In topological spaces are there at least two equivalent ways to define the closure of a set?

Question

Let $(X, F)$ be an arbitrary topological space and $Y$ be a subset of $X$.
Are the following sets always the same?
$Y_1$ $:=$ the set of all adherent point of $Y$.
$Y_2$ $:=$ the intersection of all closed subsets of X containing $Y$.

Answer 1

Yes these are always the same.

Suppose $Y_1$ is the set of adherent points of $Y$. If $x \notin Y_1$, there is an open set $O_x$ that contains $x$ and that does not intersect $Y$ (this is what the negation of being an adherence point comes down to). Note that all points of $O_x$ are in fact not an adherence point of $Y$ as well: the same $O_x$ works for them too. So $O_x \subseteq X\setminus Y_1$.

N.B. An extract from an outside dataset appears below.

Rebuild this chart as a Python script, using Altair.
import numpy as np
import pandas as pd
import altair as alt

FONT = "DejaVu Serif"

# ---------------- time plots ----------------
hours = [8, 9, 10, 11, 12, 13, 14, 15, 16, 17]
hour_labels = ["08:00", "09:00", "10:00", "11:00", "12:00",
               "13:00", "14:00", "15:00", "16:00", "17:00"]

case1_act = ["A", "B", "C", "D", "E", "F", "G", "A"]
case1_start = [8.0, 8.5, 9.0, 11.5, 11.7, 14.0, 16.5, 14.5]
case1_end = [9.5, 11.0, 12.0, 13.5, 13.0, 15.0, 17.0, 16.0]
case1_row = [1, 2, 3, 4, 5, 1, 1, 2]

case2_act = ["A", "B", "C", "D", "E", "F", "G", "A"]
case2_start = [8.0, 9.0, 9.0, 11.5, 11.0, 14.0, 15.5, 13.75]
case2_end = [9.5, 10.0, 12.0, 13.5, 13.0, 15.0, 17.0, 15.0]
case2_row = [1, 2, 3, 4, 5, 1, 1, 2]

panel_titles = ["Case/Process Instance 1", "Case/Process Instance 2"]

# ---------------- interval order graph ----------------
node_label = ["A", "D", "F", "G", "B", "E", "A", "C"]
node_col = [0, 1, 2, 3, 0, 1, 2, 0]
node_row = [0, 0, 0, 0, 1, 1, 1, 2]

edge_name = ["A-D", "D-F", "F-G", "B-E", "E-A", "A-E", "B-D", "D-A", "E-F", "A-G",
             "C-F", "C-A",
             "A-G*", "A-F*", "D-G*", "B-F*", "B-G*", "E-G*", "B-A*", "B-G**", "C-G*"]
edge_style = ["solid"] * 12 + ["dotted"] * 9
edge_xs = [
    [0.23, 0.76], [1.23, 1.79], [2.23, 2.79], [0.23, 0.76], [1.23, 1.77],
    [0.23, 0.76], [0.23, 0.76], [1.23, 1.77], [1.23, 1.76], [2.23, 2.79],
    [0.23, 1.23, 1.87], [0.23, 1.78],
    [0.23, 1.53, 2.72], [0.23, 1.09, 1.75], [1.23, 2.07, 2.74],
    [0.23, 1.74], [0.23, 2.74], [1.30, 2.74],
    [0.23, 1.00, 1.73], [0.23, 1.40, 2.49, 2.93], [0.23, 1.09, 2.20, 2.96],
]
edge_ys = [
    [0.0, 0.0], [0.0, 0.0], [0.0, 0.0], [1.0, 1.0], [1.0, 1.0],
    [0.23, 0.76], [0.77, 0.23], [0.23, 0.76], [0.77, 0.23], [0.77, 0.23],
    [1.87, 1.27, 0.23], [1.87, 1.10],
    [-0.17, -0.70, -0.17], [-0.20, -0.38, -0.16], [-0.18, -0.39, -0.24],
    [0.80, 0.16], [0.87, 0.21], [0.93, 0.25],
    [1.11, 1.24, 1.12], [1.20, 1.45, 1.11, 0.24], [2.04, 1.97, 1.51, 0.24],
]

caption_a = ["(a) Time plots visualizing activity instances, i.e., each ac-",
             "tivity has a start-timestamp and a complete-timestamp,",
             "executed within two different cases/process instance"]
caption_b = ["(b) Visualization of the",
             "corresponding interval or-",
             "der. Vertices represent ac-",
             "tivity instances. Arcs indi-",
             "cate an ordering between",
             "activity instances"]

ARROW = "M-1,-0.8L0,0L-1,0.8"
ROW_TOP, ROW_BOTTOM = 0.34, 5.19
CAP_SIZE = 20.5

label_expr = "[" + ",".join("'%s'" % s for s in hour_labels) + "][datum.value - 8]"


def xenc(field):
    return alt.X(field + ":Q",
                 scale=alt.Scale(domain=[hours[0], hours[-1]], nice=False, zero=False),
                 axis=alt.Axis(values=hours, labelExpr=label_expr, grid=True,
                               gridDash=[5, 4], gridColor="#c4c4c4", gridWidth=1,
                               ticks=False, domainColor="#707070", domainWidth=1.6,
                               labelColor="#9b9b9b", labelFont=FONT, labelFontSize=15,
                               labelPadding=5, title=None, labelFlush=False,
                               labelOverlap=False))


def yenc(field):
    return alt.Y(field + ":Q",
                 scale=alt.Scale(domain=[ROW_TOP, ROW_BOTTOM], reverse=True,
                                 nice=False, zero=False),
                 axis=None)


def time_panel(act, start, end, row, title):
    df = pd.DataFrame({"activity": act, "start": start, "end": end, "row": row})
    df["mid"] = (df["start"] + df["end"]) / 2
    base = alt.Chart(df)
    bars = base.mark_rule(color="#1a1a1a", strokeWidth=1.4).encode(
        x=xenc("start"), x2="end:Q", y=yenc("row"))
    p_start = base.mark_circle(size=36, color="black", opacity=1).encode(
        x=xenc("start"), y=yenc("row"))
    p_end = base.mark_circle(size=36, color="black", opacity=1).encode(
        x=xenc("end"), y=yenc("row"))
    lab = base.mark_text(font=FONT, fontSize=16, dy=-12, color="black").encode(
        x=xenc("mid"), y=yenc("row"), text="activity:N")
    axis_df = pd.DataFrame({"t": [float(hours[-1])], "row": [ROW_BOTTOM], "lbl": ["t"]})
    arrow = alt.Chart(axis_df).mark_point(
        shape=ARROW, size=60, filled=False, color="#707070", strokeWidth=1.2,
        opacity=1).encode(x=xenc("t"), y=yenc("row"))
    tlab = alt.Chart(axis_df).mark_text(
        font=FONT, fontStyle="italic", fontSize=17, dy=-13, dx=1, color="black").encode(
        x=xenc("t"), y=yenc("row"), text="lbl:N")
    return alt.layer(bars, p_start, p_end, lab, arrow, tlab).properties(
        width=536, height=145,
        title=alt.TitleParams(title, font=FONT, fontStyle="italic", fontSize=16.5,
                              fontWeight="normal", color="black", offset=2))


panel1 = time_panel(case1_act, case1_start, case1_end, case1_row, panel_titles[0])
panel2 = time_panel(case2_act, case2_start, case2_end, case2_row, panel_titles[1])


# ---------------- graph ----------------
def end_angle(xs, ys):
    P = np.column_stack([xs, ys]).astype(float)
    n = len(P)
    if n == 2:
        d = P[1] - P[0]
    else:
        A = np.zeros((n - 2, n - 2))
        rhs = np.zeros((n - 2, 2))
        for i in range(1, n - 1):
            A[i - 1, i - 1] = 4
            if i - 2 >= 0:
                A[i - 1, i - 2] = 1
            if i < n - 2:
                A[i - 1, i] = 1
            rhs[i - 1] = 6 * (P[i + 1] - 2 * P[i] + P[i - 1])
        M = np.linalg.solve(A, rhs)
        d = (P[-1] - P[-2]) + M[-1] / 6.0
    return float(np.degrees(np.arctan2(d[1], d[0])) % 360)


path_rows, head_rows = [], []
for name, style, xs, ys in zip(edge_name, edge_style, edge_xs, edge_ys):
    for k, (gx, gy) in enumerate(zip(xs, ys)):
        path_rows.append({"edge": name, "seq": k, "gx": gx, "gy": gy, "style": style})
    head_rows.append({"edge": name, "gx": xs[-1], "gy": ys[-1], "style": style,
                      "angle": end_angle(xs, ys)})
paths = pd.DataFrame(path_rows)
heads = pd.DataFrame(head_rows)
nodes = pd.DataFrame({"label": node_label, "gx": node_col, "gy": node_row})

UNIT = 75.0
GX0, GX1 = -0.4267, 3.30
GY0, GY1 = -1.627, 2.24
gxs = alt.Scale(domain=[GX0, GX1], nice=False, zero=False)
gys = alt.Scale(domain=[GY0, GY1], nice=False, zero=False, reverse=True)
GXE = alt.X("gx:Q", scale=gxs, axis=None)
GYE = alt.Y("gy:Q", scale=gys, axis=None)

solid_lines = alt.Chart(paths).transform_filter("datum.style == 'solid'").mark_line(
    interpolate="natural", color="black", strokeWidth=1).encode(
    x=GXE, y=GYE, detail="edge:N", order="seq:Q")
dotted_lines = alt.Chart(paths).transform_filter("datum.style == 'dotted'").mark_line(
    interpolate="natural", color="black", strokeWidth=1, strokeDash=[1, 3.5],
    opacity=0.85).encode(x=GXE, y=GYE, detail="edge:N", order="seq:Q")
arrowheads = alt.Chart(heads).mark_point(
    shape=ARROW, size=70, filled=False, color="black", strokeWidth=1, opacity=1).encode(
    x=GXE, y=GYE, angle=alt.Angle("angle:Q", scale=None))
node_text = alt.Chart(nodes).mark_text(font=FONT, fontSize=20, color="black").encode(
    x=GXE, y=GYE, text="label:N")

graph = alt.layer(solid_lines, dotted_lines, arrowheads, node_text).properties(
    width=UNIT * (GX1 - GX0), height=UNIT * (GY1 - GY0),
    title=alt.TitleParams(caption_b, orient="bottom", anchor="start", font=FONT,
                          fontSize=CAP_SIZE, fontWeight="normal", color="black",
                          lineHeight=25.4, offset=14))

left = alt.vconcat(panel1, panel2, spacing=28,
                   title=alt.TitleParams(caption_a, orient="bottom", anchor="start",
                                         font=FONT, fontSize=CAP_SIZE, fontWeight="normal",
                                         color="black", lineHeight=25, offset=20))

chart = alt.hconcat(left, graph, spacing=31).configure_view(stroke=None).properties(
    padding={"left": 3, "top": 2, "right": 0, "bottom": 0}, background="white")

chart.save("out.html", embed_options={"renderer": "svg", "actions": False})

So $\bigcup \{O_x: x \in X\setminus Y_1\} = X\setminus Y_1$ (we just showed the left to right inclusion, the other one is obvious), and so $X\setminus Y_1$ is open (as a union of the open sets $O_x$) and so $Y_1$ is closed.

So $Y_2 \subseteq Y_1$ as $Y_1$ is one of the closed sets that contain $Y$ (as we just saw) that we are taking the intersection of to define $Y_2$.

In the other hand, if $x \notin Y_2$, this means there is some closed set $F$ with $Y \subseteq F$ so that $x \notin F$ (this is what not being in the intersection defining $Y_2$ means). But then $X \setminus F$ is an open set that contains $x$ and that misses $Y$ (as $Y \subseteq F$, $X\setminus F \subseteq X\setminus Y$) and so $x$ is not an adherent point of $Y$. So $X\setminus Y_2 \subseteq X\setminus Y_1$ or $Y_1 \subseteq Y_2$.

Both inclusions together imply equality.

Answer 2

In my opinion one should use $$\overline{Y} = \bigcap_{C \subset X \text{ closed with } Y \subset C} C$$ as the definition of the closure. This makes clear that $\overline{Y}$ is the smallest closed set containing $Y$.

Then

$\overline{Y}$ = set of all adherent points of $Y$

can be regarded as a theorem (which was proved in Henno Brandsma's answer), but if you absolutely want you can also use it as an alternative definition.